** Start AVAILABLE DATA **

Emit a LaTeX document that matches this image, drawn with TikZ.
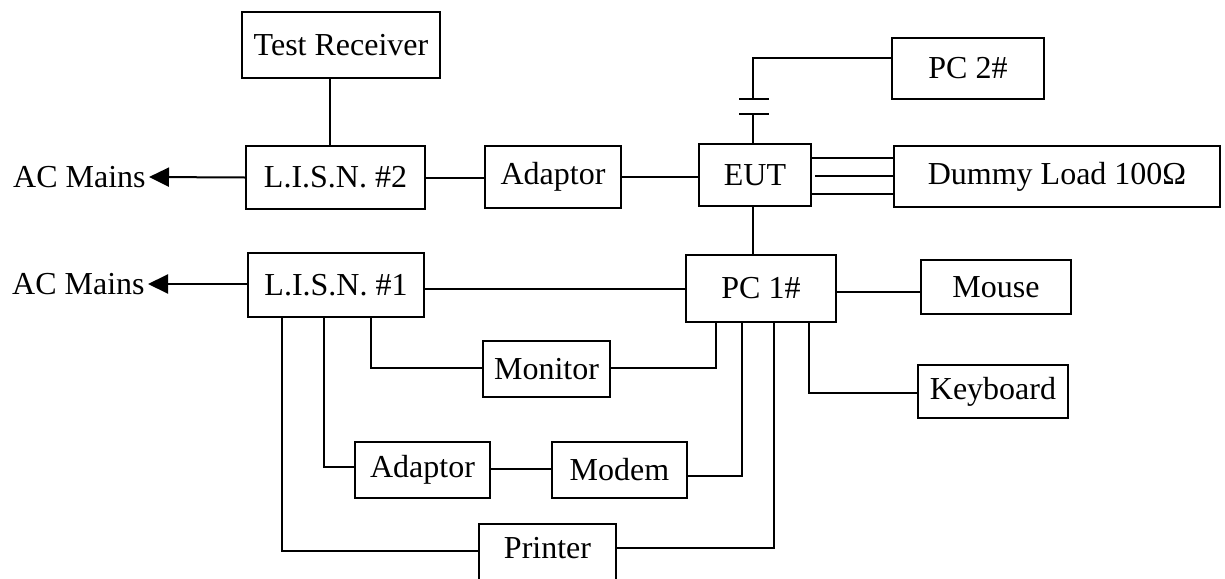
\documentclass[tikz,border=0pt]{standalone}
\usepackage{fontspec}
\setmainfont{Liberation Serif}
\usetikzlibrary{arrows.meta}
\tikzset{
  box/.style={draw, line width=1pt, inner sep=0pt, font=\fontsize{16}{19}\selectfont},
  lbl/.style={inner sep=1.5pt, font=\fontsize{16}{19}\selectfont},
  wire/.style={line width=1pt},
  arr/.style={line width=1pt, -{Triangle[length=10pt,width=9.5pt]}}
}
\begin{document}
\begin{tikzpicture}[x=0.5pt,y=-0.5pt]
\useasboundingbox (0,0) rectangle (1225,578);
\clip (0,0) rectangle (1225,578);
\fill[white] (0,0) rectangle (1225,578);
% boxes
\node[box, minimum width=99pt, minimum height=33pt] (tr) at (341,45) {Test Receiver};
\node[box, minimum width=89.5pt, minimum height=31.5pt] (lisn2) at (335.5,177.5) {L.I.S.N. \#2};
\node[box, minimum width=68pt, minimum height=31pt] (ad1) at (553,177) {Adaptor};
\node[box, minimum width=56pt, minimum height=31pt] (eut) at (755,175) {EUT};
\node[box, minimum width=76pt, minimum height=30.5pt] (pc2) at (968,68.5) {PC 2\#};
\node[box, minimum width=163pt, minimum height=30.5pt] (dummy) at (1057,176.5) {Dummy Load 100Ω};
\node[box, minimum width=88pt, minimum height=32pt] (lisn1) at (336,285) {L.I.S.N. \#1};
\node[box, minimum width=75pt, minimum height=33.5pt] (pc1) at (761,288.5) {PC 1\#};
\node[box, minimum width=75pt, minimum height=27pt] (mouse) at (996,287) {Mouse};
\node[box, minimum width=75pt, minimum height=26.5pt] (kbd) at (993,391.5) {Keyboard};
\node[box, minimum width=63.5pt, minimum height=28pt] (mon) at (546.5,369) {Monitor};
\node[box, minimum width=67.5pt, minimum height=28pt] (ad2) at (422.5,470) {Adaptor};
\node[box, minimum width=67.5pt, minimum height=28pt] (modem) at (619.5,470) {Modem};
\node[box, draw=none, minimum width=67.5pt, minimum height=23pt] (prn) at (547.5,548) {Printer};
\draw[wire] ([yshift=-40pt]prn.north west) -- (prn.north west) -- (prn.north east) -- ([yshift=-40pt]prn.north east);
% AC mains labels
\node[lbl, anchor=east] (ac2) at (149,177) {AC Mains};
\node[lbl, anchor=east] (ac1) at (148,284) {AC Mains};
% column coordinates
\coordinate (c330) at (330,0);
\coordinate (c753) at (753,0);
\coordinate (c809) at (809,0);
\coordinate (c716) at (716,0);
\coordinate (c742) at (742,0);
\coordinate (c774) at (774,0);
\coordinate (c371) at (371,0);
\coordinate (c324) at (324,0);
\coordinate (c282) at (282,0);
\coordinate (r58) at (0,58);
\coordinate (r99) at (0,99);
\coordinate (r114) at (0,114);
\coordinate (r158) at (0,158);
\coordinate (r176) at (0,176);
\coordinate (r194) at (0,194);
\coordinate (r289) at (0,289);
\coordinate (r292) at (0,292);
\coordinate (r393) at (0,393);
\coordinate (r368) at (0,368);
\coordinate (r467) at (0,467);
\coordinate (r469) at (0,469);
\coordinate (r476) at (0,476);
\coordinate (r551) at (0,551);
\coordinate (r548) at (0,548);
% arrows to AC mains
\draw[arr] (lisn2.west) -- (ac2.east);
\draw[arr] (lisn1.west |- ac1.east) -- (ac1.east);
% test receiver
\draw[wire] (tr.south -| c330) -- (lisn2.north -| c330);
% top row
\draw[wire] (lisn2.east) -- (ad1.west |- lisn2.east);
\draw[wire] (ad1.east) -- (eut.west |- ad1.east);
% capacitor to PC2
\draw[wire] (eut.north -| c753) -- (c753 |- r114);
\draw[wire] ([xshift=-7pt]c753 |- r114) -- ([xshift=8pt]c753 |- r114);
\draw[wire] ([xshift=-7pt]c753 |- r99) -- ([xshift=8pt]c753 |- r99);
\draw[wire] (c753 |- r99) -- (c753 |- r58) -- (pc2.west |- r58);
% dummy load
\draw[wire] (eut.east |- r158) -- (dummy.west |- r158);
\draw[wire] ([xshift=1.5pt]eut.east |- r176) -- (dummy.west |- r176);
\draw[wire] (eut.east |- r194) -- (dummy.west |- r194);
% EUT to PC1
\draw[wire] (eut.south -| c753) -- (pc1.north -| c753);
% LISN1 to PC1
\draw[wire] (lisn1.east |- r289) -- (pc1.west |- r289);
% PC1 to mouse
\draw[wire] (pc1.east |- r292) -- (mouse.west |- r292);
% keyboard
\draw[wire] (pc1.south -| c809) -- (c809 |- r393) -- (kbd.west |- r393);
% monitor
\draw[wire] (lisn1.south -| c371) -- (c371 |- r368) -- (mon.west |- r368);
\draw[wire] (mon.east |- r368) -- (c716 |- r368) -- (pc1.south -| c716);
% adaptor / modem
\draw[wire] (lisn1.south -| c324) -- (c324 |- r467) -- (ad2.west |- r467);
\draw[wire] (ad2.east |- r469) -- (modem.west |- r469);
\draw[wire] (modem.east |- r476) -- (c742 |- r476) -- (pc1.south -| c742);
% printer
\draw[wire] (lisn1.south -| c282) -- (c282 |- r551) -- (prn.west |- r551);
\draw[wire] (prn.east |- r548) -- (c774 |- r548) -- (pc1.south -| c774);
\end{tikzpicture}
\end{document}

** End AVAILABLE DATA **

Transcribe the material exactly, and leave out whatever pictures it holds.

_SOLUTION FOR THIS PROBLEM_:
Emit a LaTeX document that matches this image, drawn with TikZ.
\documentclass[tikz,border=0pt]{standalone}
\usepackage{fontspec}
\setmainfont{Liberation Serif}
\usetikzlibrary{arrows.meta}
\tikzset{
  box/.style={draw, line width=1pt, inner sep=0pt, font=\fontsize{16}{19}\selectfont},
  lbl/.style={inner sep=1.5pt, font=\fontsize{16}{19}\selectfont},
  wire/.style={line width=1pt},
  arr/.style={line width=1pt, -{Triangle[length=10pt,width=9.5pt]}}
}
\begin{document}
\begin{tikzpicture}[x=0.5pt,y=-0.5pt]
\useasboundingbox (0,0) rectangle (1225,578);
\clip (0,0) rectangle (1225,578);
\fill[white] (0,0) rectangle (1225,578);
% boxes
\node[box, minimum width=99pt, minimum height=33pt] (tr) at (341,45) {Test Receiver};
\node[box, minimum width=89.5pt, minimum height=31.5pt] (lisn2) at (335.5,177.5) {L.I.S.N. \#2};
\node[box, minimum width=68pt, minimum height=31pt] (ad1) at (553,177) {Adaptor};
\node[box, minimum width=56pt, minimum height=31pt] (eut) at (755,175) {EUT};
\node[box, minimum width=76pt, minimum height=30.5pt] (pc2) at (968,68.5) {PC 2\#};
\node[box, minimum width=163pt, minimum height=30.5pt] (dummy) at (1057,176.5) {Dummy Load 100Ω};
\node[box, minimum width=88pt, minimum height=32pt] (lisn1) at (336,285) {L.I.S.N. \#1};
\node[box, minimum width=75pt, minimum height=33.5pt] (pc1) at (761,288.5) {PC 1\#};
\node[box, minimum width=75pt, minimum height=27pt] (mouse) at (996,287) {Mouse};
\node[box, minimum width=75pt, minimum height=26.5pt] (kbd) at (993,391.5) {Keyboard};
\node[box, minimum width=63.5pt, minimum height=28pt] (mon) at (546.5,369) {Monitor};
\node[box, minimum width=67.5pt, minimum height=28pt] (ad2) at (422.5,470) {Adaptor};
\node[box, minimum width=67.5pt, minimum height=28pt] (modem) at (619.5,470) {Modem};
\node[box, draw=none, minimum width=67.5pt, minimum height=23pt] (prn) at (547.5,548) {Printer};
\draw[wire] ([yshift=-40pt]prn.north west) -- (prn.north west) -- (prn.north east) -- ([yshift=-40pt]prn.north east);
% AC mains labels
\node[lbl, anchor=east] (ac2) at (149,177) {AC Mains};
\node[lbl, anchor=east] (ac1) at (148,284) {AC Mains};
% column coordinates
\coordinate (c330) at (330,0);
\coordinate (c753) at (753,0);
\coordinate (c809) at (809,0);
\coordinate (c716) at (716,0);
\coordinate (c742) at (742,0);
\coordinate (c774) at (774,0);
\coordinate (c371) at (371,0);
\coordinate (c324) at (324,0);
\coordinate (c282) at (282,0);
\coordinate (r58) at (0,58);
\coordinate (r99) at (0,99);
\coordinate (r114) at (0,114);
\coordinate (r158) at (0,158);
\coordinate (r176) at (0,176);
\coordinate (r194) at (0,194);
\coordinate (r289) at (0,289);
\coordinate (r292) at (0,292);
\coordinate (r393) at (0,393);
\coordinate (r368) at (0,368);
\coordinate (r467) at (0,467);
\coordinate (r469) at (0,469);
\coordinate (r476) at (0,476);
\coordinate (r551) at (0,551);
\coordinate (r548) at (0,548);
% arrows to AC mains
\draw[arr] (lisn2.west) -- (ac2.east);
\draw[arr] (lisn1.west |- ac1.east) -- (ac1.east);
% test receiver
\draw[wire] (tr.south -| c330) -- (lisn2.north -| c330);
% top row
\draw[wire] (lisn2.east) -- (ad1.west |- lisn2.east);
\draw[wire] (ad1.east) -- (eut.west |- ad1.east);
% capacitor to PC2
\draw[wire] (eut.north -| c753) -- (c753 |- r114);
\draw[wire] ([xshift=-7pt]c753 |- r114) -- ([xshift=8pt]c753 |- r114);
\draw[wire] ([xshift=-7pt]c753 |- r99) -- ([xshift=8pt]c753 |- r99);
\draw[wire] (c753 |- r99) -- (c753 |- r58) -- (pc2.west |- r58);
% dummy load
\draw[wire] (eut.east |- r158) -- (dummy.west |- r158);
\draw[wire] ([xshift=1.5pt]eut.east |- r176) -- (dummy.west |- r176);
\draw[wire] (eut.east |- r194) -- (dummy.west |- r194);
% EUT to PC1
\draw[wire] (eut.south -| c753) -- (pc1.north -| c753);
% LISN1 to PC1
\draw[wire] (lisn1.east |- r289) -- (pc1.west |- r289);
% PC1 to mouse
\draw[wire] (pc1.east |- r292) -- (mouse.west |- r292);
% keyboard
\draw[wire] (pc1.south -| c809) -- (c809 |- r393) -- (kbd.west |- r393);
% monitor
\draw[wire] (lisn1.south -| c371) -- (c371 |- r368) -- (mon.west |- r368);
\draw[wire] (mon.east |- r368) -- (c716 |- r368) -- (pc1.south -| c716);
% adaptor / modem
\draw[wire] (lisn1.south -| c324) -- (c324 |- r467) -- (ad2.west |- r467);
\draw[wire] (ad2.east |- r469) -- (modem.west |- r469);
\draw[wire] (modem.east |- r476) -- (c742 |- r476) -- (pc1.south -| c742);
% printer
\draw[wire] (lisn1.south -| c282) -- (c282 |- r551) -- (prn.west |- r551);
\draw[wire] (prn.east |- r548) -- (c774 |- r548) -- (pc1.south -| c774);
\end{tikzpicture}
\end{document}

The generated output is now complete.